- OBJECTIVE -
Quote all of the data exactly as given. Skip every picture it contains.

- SUPPLIED MATERIAL -
══════════

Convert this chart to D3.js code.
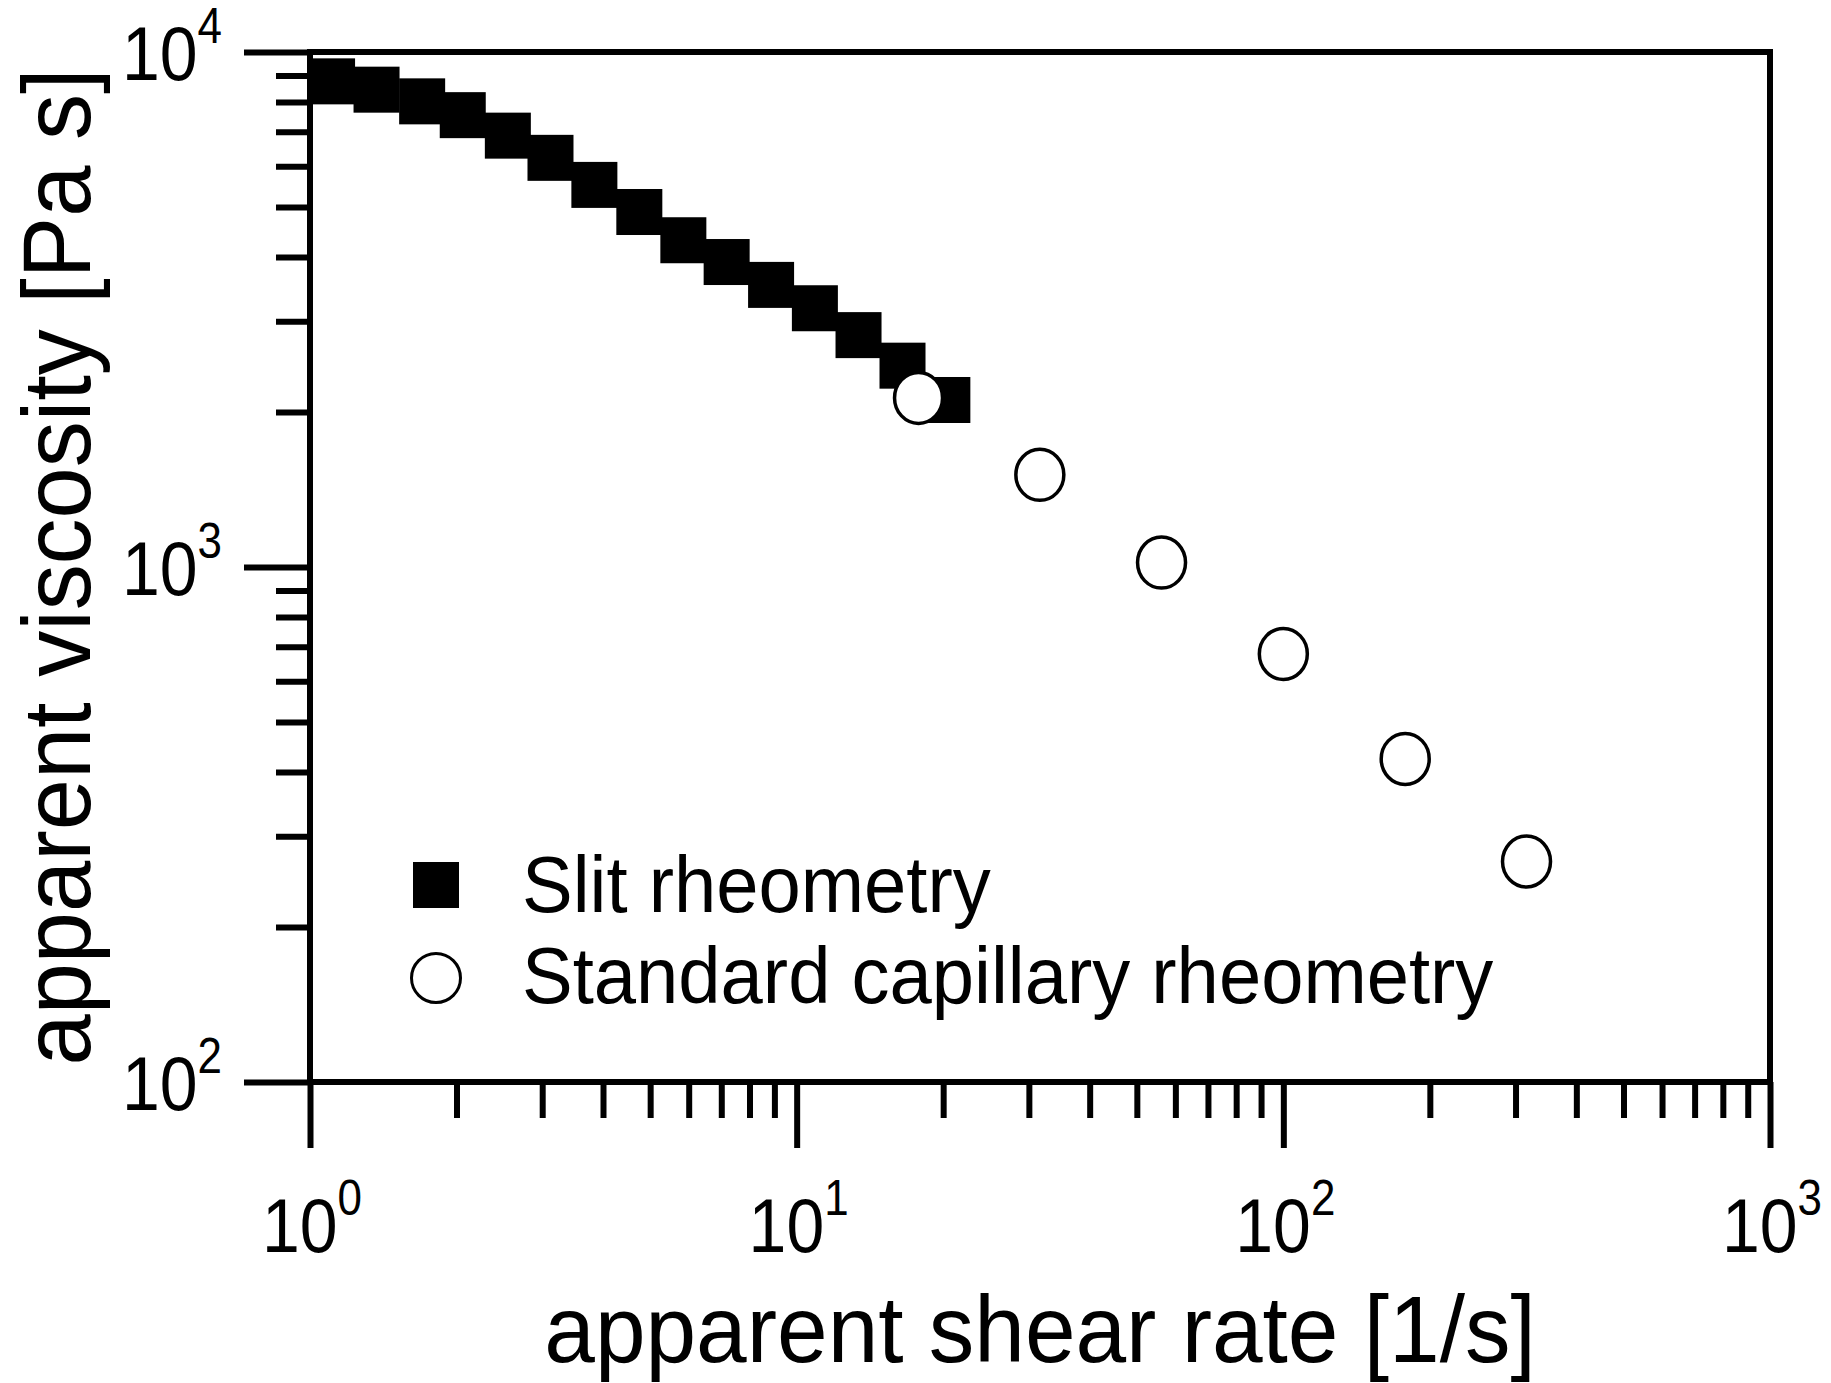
<!DOCTYPE html>
<html>
<head>
<meta charset="utf-8">
<script src="https://cdn.jsdelivr.net/npm/d3@7"></script>
<style>
  body { margin: 0; background: #fff; }
  text { font-family: "Liberation Sans", Arial, sans-serif; fill: #000; }
  .axis line { stroke: #000; stroke-width: 6; }
</style>
</head>
<body>
<script>
// slit rheometry (filled squares)
var slitRate = [1.11, 1.37, 1.70, 2.06, 2.55, 3.12, 3.84, 4.75, 5.85, 7.18, 8.86, 10.9, 13.4, 16.5, 20.4];
var slitViscosity = [8770, 8450, 8020, 7540, 6880, 6230, 5520, 4890, 4310, 3910, 3530, 3180, 2820, 2460, 2110];

// standard capillary rheometry (open circles)
var capRate = [17.8, 31.6, 56.2, 100, 178, 316];
var capViscosity = [2130, 1510, 1020, 678, 424, 268];

// decade tick labels, as powers of ten
var xTickExp = [0, 1, 2, 3];
var yTickExp = [2, 3, 4];

var seriesNames = ["Slit rheometry", "Standard capillary rheometry"];
var xTitle = "apparent shear rate [1/s]",
    yTitle = "apparent viscosity [Pa s]";

var width = 1831, height = 1383,
    margin = {top: 52, left: 310, right: 61, bottom: 301};

var svg = d3.select("body").append("svg")
    .attr("width", width)
    .attr("height", height);

var x = d3.scaleLog().domain([1, 1000]).range([margin.left, width - margin.right]),
    y = d3.scaleLog().domain([100, 10000]).range([height - margin.bottom, margin.top]);

var xMajor = xTickExp.map(e => Math.pow(10, e)),
    yMajor = yTickExp.map(e => Math.pow(10, e));
// minor ticks 2..9 in each decade
var minors = decs => d3.merge(decs.slice(0, -1).map(d => d3.range(2, 10).map(k => d * k)));
var xMinor = minors(xMajor), yMinor = minors(yMajor);

// x axis ticks
svg.append("g").attr("class", "axis")
    .attr("transform", `translate(0, ${y(100)})`)
    .call(d3.axisBottom(x).tickValues(xMinor).tickSize(36).tickFormat(""))
    .call(g => g.select(".domain").remove());
svg.append("g").attr("class", "axis")
    .attr("transform", `translate(0, ${y(100)})`)
    .call(d3.axisBottom(x).tickValues(xMajor).tickSize(66).tickFormat(""))
    .call(g => g.select(".domain").remove());

// y axis ticks
svg.append("g").attr("class", "axis")
    .attr("transform", `translate(${x(1)}, 0)`)
    .call(d3.axisLeft(y).tickValues(yMinor).tickSize(34).tickFormat(""))
    .call(g => g.select(".domain").remove());
svg.append("g").attr("class", "axis")
    .attr("transform", `translate(${x(1)}, 0)`)
    .call(d3.axisLeft(y).tickValues(yMajor).tickSize(66).tickFormat(""))
    .call(g => g.select(".domain").remove());

// frame
svg.append("rect")
    .attr("x", x(1)).attr("y", y(10000))
    .attr("width", x(1000) - x(1)).attr("height", y(100) - y(10000))
    .attr("fill", "none").attr("stroke", "#000").attr("stroke-width", 6);

// tick labels (the source figure is slightly stretched vertically)
var xl = svg.append("g").selectAll("text")
    .data(xTickExp).enter().append("text")
    .attr("transform", d => `translate(${x(Math.pow(10, d)) + 2}, ${y(100) + 170}) scale(1, 1.12)`)
    .attr("text-anchor", "middle")
    .attr("font-size", 68);
xl.append("tspan").text("10");
xl.append("tspan").attr("font-size", 44).attr("dy", -33).text(d => d);

var yl = svg.append("g").selectAll("text")
    .data(yTickExp).enter().append("text")
    .attr("transform", d => `translate(${x(1) - 88}, ${y(Math.pow(10, d)) + 28}) scale(1, 1.12)`)
    .attr("text-anchor", "end")
    .attr("font-size", 68);
yl.append("tspan").text("10");
yl.append("tspan").attr("font-size", 44).attr("dy", -33).text(d => d);

// axis titles
svg.append("text")
    .attr("transform", `translate(${(x(1) + x(1000)) / 2}, 1362) scale(1, 1.04)`)
    .attr("text-anchor", "middle")
    .attr("font-size", 91)
    .text(xTitle);
svg.append("text")
    .attr("transform", `translate(90, ${(y(100) + y(10000)) / 2}) rotate(-90) scale(1, 1.04)`)
    .attr("text-anchor", "middle")
    .attr("font-size", 92)
    .text(yTitle);

// data
var sq = 46;
var slit = slitRate.map((r, i) => ({rate: r, visc: slitViscosity[i]})),
    cap = capRate.map((r, i) => ({rate: r, visc: capViscosity[i]}));

svg.append("g").selectAll("rect")
    .data(slit).enter().append("rect")
    .attr("x", d => x(d.rate) - sq / 2)
    .attr("y", d => y(d.visc) - sq / 2)
    .attr("width", sq).attr("height", sq)
    .attr("fill", "#000");

svg.append("g").selectAll("ellipse")
    .data(cap).enter().append("ellipse")
    .attr("cx", d => x(d.rate))
    .attr("cy", d => y(d.visc))
    .attr("rx", 24).attr("ry", 25.5)
    .attr("fill", "#fff")
    .attr("stroke", "#000")
    .attr("stroke-width", 3.5);

// legend
var legend = svg.append("g");
legend.append("rect")
    .attr("x", 436 - sq / 2).attr("y", 885 - sq / 2)
    .attr("width", sq).attr("height", sq)
    .attr("fill", "#000");
legend.append("ellipse")
    .attr("cx", 436).attr("cy", 978)
    .attr("rx", 24.5).attr("ry", 24.5)
    .attr("fill", "#fff").attr("stroke", "#000").attr("stroke-width", 3);
legend.selectAll("text")
    .data(seriesNames).enter().append("text")
    .attr("transform", (d, i) => `translate(522, ${912 + i * 91}) scale(1, 1.06)`)
    .attr("font-size", 76)
    .text(d => d);
</script>
</body>
</html>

══════════

- FINISHED ANSWER -
Convert this chart to D3.js code.
<!DOCTYPE html>
<html>
<head>
<meta charset="utf-8">
<script src="https://cdn.jsdelivr.net/npm/d3@7"></script>
<style>
  body { margin: 0; background: #fff; }
  text { font-family: "Liberation Sans", Arial, sans-serif; fill: #000; }
  .axis line { stroke: #000; stroke-width: 6; }
</style>
</head>
<body>
<script>
// slit rheometry (filled squares)
var slitRate = [1.11, 1.37, 1.70, 2.06, 2.55, 3.12, 3.84, 4.75, 5.85, 7.18, 8.86, 10.9, 13.4, 16.5, 20.4];
var slitViscosity = [8770, 8450, 8020, 7540, 6880, 6230, 5520, 4890, 4310, 3910, 3530, 3180, 2820, 2460, 2110];

// standard capillary rheometry (open circles)
var capRate = [17.8, 31.6, 56.2, 100, 178, 316];
var capViscosity = [2130, 1510, 1020, 678, 424, 268];

// decade tick labels, as powers of ten
var xTickExp = [0, 1, 2, 3];
var yTickExp = [2, 3, 4];

var seriesNames = ["Slit rheometry", "Standard capillary rheometry"];
var xTitle = "apparent shear rate [1/s]",
    yTitle = "apparent viscosity [Pa s]";

var width = 1831, height = 1383,
    margin = {top: 52, left: 310, right: 61, bottom: 301};

var svg = d3.select("body").append("svg")
    .attr("width", width)
    .attr("height", height);

var x = d3.scaleLog().domain([1, 1000]).range([margin.left, width - margin.right]),
    y = d3.scaleLog().domain([100, 10000]).range([height - margin.bottom, margin.top]);

var xMajor = xTickExp.map(e => Math.pow(10, e)),
    yMajor = yTickExp.map(e => Math.pow(10, e));
// minor ticks 2..9 in each decade
var minors = decs => d3.merge(decs.slice(0, -1).map(d => d3.range(2, 10).map(k => d * k)));
var xMinor = minors(xMajor), yMinor = minors(yMajor);

// x axis ticks
svg.append("g").attr("class", "axis")
    .attr("transform", `translate(0, ${y(100)})`)
    .call(d3.axisBottom(x).tickValues(xMinor).tickSize(36).tickFormat(""))
    .call(g => g.select(".domain").remove());
svg.append("g").attr("class", "axis")
    .attr("transform", `translate(0, ${y(100)})`)
    .call(d3.axisBottom(x).tickValues(xMajor).tickSize(66).tickFormat(""))
    .call(g => g.select(".domain").remove());

// y axis ticks
svg.append("g").attr("class", "axis")
    .attr("transform", `translate(${x(1)}, 0)`)
    .call(d3.axisLeft(y).tickValues(yMinor).tickSize(34).tickFormat(""))
    .call(g => g.select(".domain").remove());
svg.append("g").attr("class", "axis")
    .attr("transform", `translate(${x(1)}, 0)`)
    .call(d3.axisLeft(y).tickValues(yMajor).tickSize(66).tickFormat(""))
    .call(g => g.select(".domain").remove());

// frame
svg.append("rect")
    .attr("x", x(1)).attr("y", y(10000))
    .attr("width", x(1000) - x(1)).attr("height", y(100) - y(10000))
    .attr("fill", "none").attr("stroke", "#000").attr("stroke-width", 6);

// tick labels (the source figure is slightly stretched vertically)
var xl = svg.append("g").selectAll("text")
    .data(xTickExp).enter().append("text")
    .attr("transform", d => `translate(${x(Math.pow(10, d)) + 2}, ${y(100) + 170}) scale(1, 1.12)`)
    .attr("text-anchor", "middle")
    .attr("font-size", 68);
xl.append("tspan").text("10");
xl.append("tspan").attr("font-size", 44).attr("dy", -33).text(d => d);

var yl = svg.append("g").selectAll("text")
    .data(yTickExp).enter().append("text")
    .attr("transform", d => `translate(${x(1) - 88}, ${y(Math.pow(10, d)) + 28}) scale(1, 1.12)`)
    .attr("text-anchor", "end")
    .attr("font-size", 68);
yl.append("tspan").text("10");
yl.append("tspan").attr("font-size", 44).attr("dy", -33).text(d => d);

// axis titles
svg.append("text")
    .attr("transform", `translate(${(x(1) + x(1000)) / 2}, 1362) scale(1, 1.04)`)
    .attr("text-anchor", "middle")
    .attr("font-size", 91)
    .text(xTitle);
svg.append("text")
    .attr("transform", `translate(90, ${(y(100) + y(10000)) / 2}) rotate(-90) scale(1, 1.04)`)
    .attr("text-anchor", "middle")
    .attr("font-size", 92)
    .text(yTitle);

// data
var sq = 46;
var slit = slitRate.map((r, i) => ({rate: r, visc: slitViscosity[i]})),
    cap = capRate.map((r, i) => ({rate: r, visc: capViscosity[i]}));

svg.append("g").selectAll("rect")
    .data(slit).enter().append("rect")
    .attr("x", d => x(d.rate) - sq / 2)
    .attr("y", d => y(d.visc) - sq / 2)
    .attr("width", sq).attr("height", sq)
    .attr("fill", "#000");

svg.append("g").selectAll("ellipse")
    .data(cap).enter().append("ellipse")
    .attr("cx", d => x(d.rate))
    .attr("cy", d => y(d.visc))
    .attr("rx", 24).attr("ry", 25.5)
    .attr("fill", "#fff")
    .attr("stroke", "#000")
    .attr("stroke-width", 3.5);

// legend
var legend = svg.append("g");
legend.append("rect")
    .attr("x", 436 - sq / 2).attr("y", 885 - sq / 2)
    .attr("width", sq).attr("height", sq)
    .attr("fill", "#000");
legend.append("ellipse")
    .attr("cx", 436).attr("cy", 978)
    .attr("rx", 24.5).attr("ry", 24.5)
    .attr("fill", "#fff").attr("stroke", "#000").attr("stroke-width", 3);
legend.selectAll("text")
    .data(seriesNames).enter().append("text")
    .attr("transform", (d, i) => `translate(522, ${912 + i * 91}) scale(1, 1.06)`)
    .attr("font-size", 76)
    .text(d => d);
</script>
</body>
</html>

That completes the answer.